En busca del barón Corvo: the title on the book spine was both concise and mysterious enough for me to take the volume out of the shelf. Then, the back cover text would convince me of having found some kind of literary misfit, a cross between memoir, critical analysis, roman clef, biographical essay, and detective novel—a miracle performed by A.J.A. Symons. The copyright page would make clear that the original English title, The Quest for Corvo, had an alliterative ring to it that increased the appeal of the book. That was my introduction to the world of Frederick William Serafino Austin Lewis Mary Rolfe (1860-1913), né Baron Corvo in his imagination.
In retrospect, one ascertains the network that ends up validating a meaningful discovery. The work of the Italian scholar Mario Praz was later on a confirmation of Baron Corvo’s prominence. He describes Rolfe in his La letteratura inglese as a “strange figure, an invert [invertito] and defrocked bohème” whose Hadrian the Seventh “had vented his vain desire for power and for revenge against his enemies” (278). In The Romantic Agony, Praz had written a similar capsule critique on The Desire and Pursuit of the Whole: “Round the Italian Renaissance there crystallized also the exotic aspirations of Frederick William Rolfe (Baron Corvo), author not only of the curious Chronicles of the House of Borgia (1901) but also of a novel, The Desire and Pursuit of the Whole (posthumously published in 1934), in which the peculiar sensibility of the writer finds an outlet” (475).
The Italian connection seems logical rather than fortuitous, given Rolfe’s love for the boot-shaped peninsula. In The Desire and Pursuit of the Whole, Italy is the place where concord is possible, if only after many comings and goings. The main character, Nicholas Crabbe—who stands for Rolfe himself—, is a rancorous man in open rebellion against the Catholic Church. Chapter V is an exhaustive exercise in lashing out and self-vindication, by means of which the narrator intends to show the many virtues Crabbe claims to possess and the multiple injustices he’s suffered. It’s the portrait of someone who deserves better and is poised to get it, in spite of the schemes of many a malefactor. His honorability is rather uncommon: “It was quixotic, of course. But Nicholas Crabbe was of that complexion” (41-42).
The prior chapter introduced us to Falier Ermenegilda fu Bastian di Marin di Bastian di Marin. Long-winded though it may seem, that name embodies the noble ancestry of Zilda, the tomboyish girl who’d first be Crabbe’s devout servant and then his love interest. Nicholas rescued her from the ruins of a collapsed house in the earthquake-hit Calabrian coast. Zilda’s narrative makes clear that she’s the daughter, “through many generations, of the Doge of Venice and Dalmatia and Croatia, Hypatos and Protopedro and Protosebaste of Byzantion, Despot and Lord of A Quarter and Half of A Quarter of All the Roman Empire, who had a right to wear vermilion buskins” (25). The decline of Zilda’s family was due to political intrigue. These pages tell us a story of survival and grace, which don’t bow down to smugness, manoeuvring, or envy. In that sense, Rolfe gives us reasons to believe that Ermenegilda and Crabbe share the same traits, belong to the same lineage, beyond the facts of their biographies. They thus are incarnate pieces of a unique phenomenon and, in the end, of arresting love—“[h]alves, which had found each other, were joined and dissolved in each other as one” (298).

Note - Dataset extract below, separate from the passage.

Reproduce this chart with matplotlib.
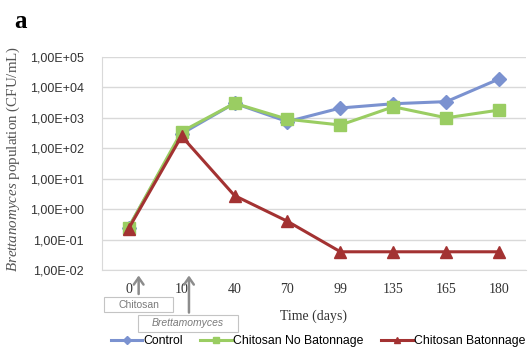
import matplotlib.pyplot as plt
from matplotlib.patches import Rectangle
import numpy as np

plt.rcParams['mathtext.fontset'] = 'custom'
plt.rcParams['mathtext.it'] = 'Liberation Serif:italic'
plt.rcParams['mathtext.rm'] = 'Liberation Serif'

# sampling days (shown as evenly spaced categories)
days = ['0', '10', '40', '70', '99', '135', '165', '180']

# Brettanomyces counts, CFU/mL
control = [0.25, 300, 3000, 750, 2100, 2900, 3400, 19000]
no_batonnage = [0.25, 350, 3000, 900, 580, 2300, 1000, 1800]
batonnage = [0.23, 250, 2.8, 0.4, 0.04, 0.04, 0.04, 0.04]

y_ticks = [1e-2, 1e-1, 1e0, 1e1, 1e2, 1e3, 1e4, 1e5]
y_labels = ['1,00E-02', '1,00E-01', '1,00E+00', '1,00E+01',
            '1,00E+02', '1,00E+03', '1,00E+04', '1,00E+05']

blue = '#7b92d0'
green = '#9acd62'
red = '#a33232'
grid_col = '#d9d9d9'

W, H = 529, 349
fig = plt.figure(figsize=(W / 100, H / 100), dpi=100)
ax = fig.add_axes([0.193, 0.226, 0.801, 0.611])

x = np.arange(len(days))
ax.plot(x, control, color=blue, lw=2.2, marker='D', ms=7.5, label='Control', zorder=3)
ax.plot(x, no_batonnage, color=green, lw=2.2, marker='s', ms=8, label='Chitosan No Batonnage', zorder=3)
ax.plot(x, batonnage, color=red, lw=2.2, marker='^', ms=9, label='Chitosan Batonnage', zorder=4)

ax.set_yscale('log')
ax.set_ylim(1e-2, 1e5)
ax.set_xlim(-0.5, len(days) - 0.5)
ax.set_yticks(y_ticks)
ax.set_yticklabels(y_labels, fontfamily='Liberation Sans', fontsize=9, color='#333333')
ax.minorticks_off()
ax.set_xticks(x)
ax.set_xticklabels(days, fontfamily='Liberation Serif', fontsize=10, color='#333333')
ax.tick_params(length=0, pad=9)
ax.tick_params(axis='y', pad=13)

ax.grid(axis='y', color=grid_col, lw=1)
for side in ['top', 'right']:
    ax.spines[side].set_visible(False)
for side in ['left', 'bottom']:
    ax.spines[side].set_color(grid_col)

ax.set_xlabel('Time (days)', fontfamily='Liberation Serif', fontsize=10, labelpad=10, color='#333333')
ax.set_ylabel(r'$\it{Brettanomyces}$ population (CFU/mL)', fontfamily='Liberation Serif',
              fontsize=10.8, color='#555555')
ax.yaxis.set_label_coords(-0.188, 0.52)

# arrows marking when chitosan and yeast were added
trans = ax.get_xaxis_transform()
arrow_kw = dict(arrowstyle='->,head_width=0.35,head_length=0.5', color='#8c8c8c', lw=1.8)
ax.annotate('', xy=(0.19, -0.012), xytext=(0.19, -0.125), xycoords=trans, textcoords=trans,
            arrowprops=arrow_kw, annotation_clip=False)
ax.annotate('', xy=(1.14, -0.012), xytext=(1.14, -0.212), xycoords=trans, textcoords=trans,
            arrowprops=arrow_kw, annotation_clip=False)


def label_box(x0, y0, x1, y1, text, italic=False):
    # box drawn in figure pixels, measured from the top-left corner
    fig.add_artist(Rectangle((x0 / W, 1 - y1 / H), (x1 - x0) / W, (y1 - y0) / H,
                             transform=fig.transFigure, fc='white', ec='#c4c4c4', lw=0.8, zorder=5))
    fig.text((x0 + x1) / 2 / W, 1 - (y0 + y1) / 2 / H, text, ha='center', va='center',
             fontsize=7.5, color='#7a7a7a', fontfamily='Liberation Sans',
             fontstyle='italic' if italic else 'normal', zorder=6)


label_box(104, 297, 173, 312, 'Chitosan')
label_box(138, 315, 238, 332, 'Brettamomyces', italic=True)

fig.legend(loc='center', bbox_to_anchor=(318 / W, 8 / H), ncol=3, frameon=False,
           prop={'family': 'Liberation Sans', 'size': 8.8}, handlelength=2.6, handletextpad=0.1,
           columnspacing=1.4, markerscale=0.55)

fig.text(0.027, 0.92, 'a', fontfamily='Liberation Serif', fontweight='bold', fontsize=18, va='baseline')

fig.savefig('out.png', dpi=100)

Zilda and Crabbe’s passion is complicated by the girl’s anatomy and manners: “She was a ‘sport,’ a freak of Nature who had made a very fine and noble sketch of a boy and failed to finish it” (46). The gender ambiguity of Zilda/Zildo, emphasized by Rolfe with the use of masculine pronouns when talking about her, is the core of their troubled relationship. Nicholas is aware of the literary background of his situation—for instance, the Shakespearean comedy of errors, the “Jacobean stage-craft” consisting in the use of boys disguised as girls. Yet such consciousness is of no help: this surrogate status reveals in Crabbe some sort of gay guilt. In the closing chapter, the mere assertion of a name, “Gilda!,” is enough to revert to a state of unmistakable bliss, after an anamnesis prompted by the sight of two punctures in the girl’s left arm—she’d donated blood to save Crabbe’s life.
Written in a Latinate English that reads like a macaronic version of Sir Thomas Browne and Gerard Manley Hopkins, Rolfe’s novel winds up as a baroque piece of concealment and discovery. The Desire and Pursuit of the Whole is, as A.J.A. Symons said, “an astonishing book, a characteristic product of its author’s genius” (xvi).
Praz, Mario. La letteratura inglese. Vol. II. Firenze e Milano: Sansoni/Edizioni Accademia, 1967.
---. The Romantic Agony. Trans. Angus Davidson. London, New York, Toronto: Oxford University Press, 1951.
Rolfe, Frederick (Baron Corvo). The Desire and Pursuit of the Whole. Oxford, New York: Oxford University Press, 1986.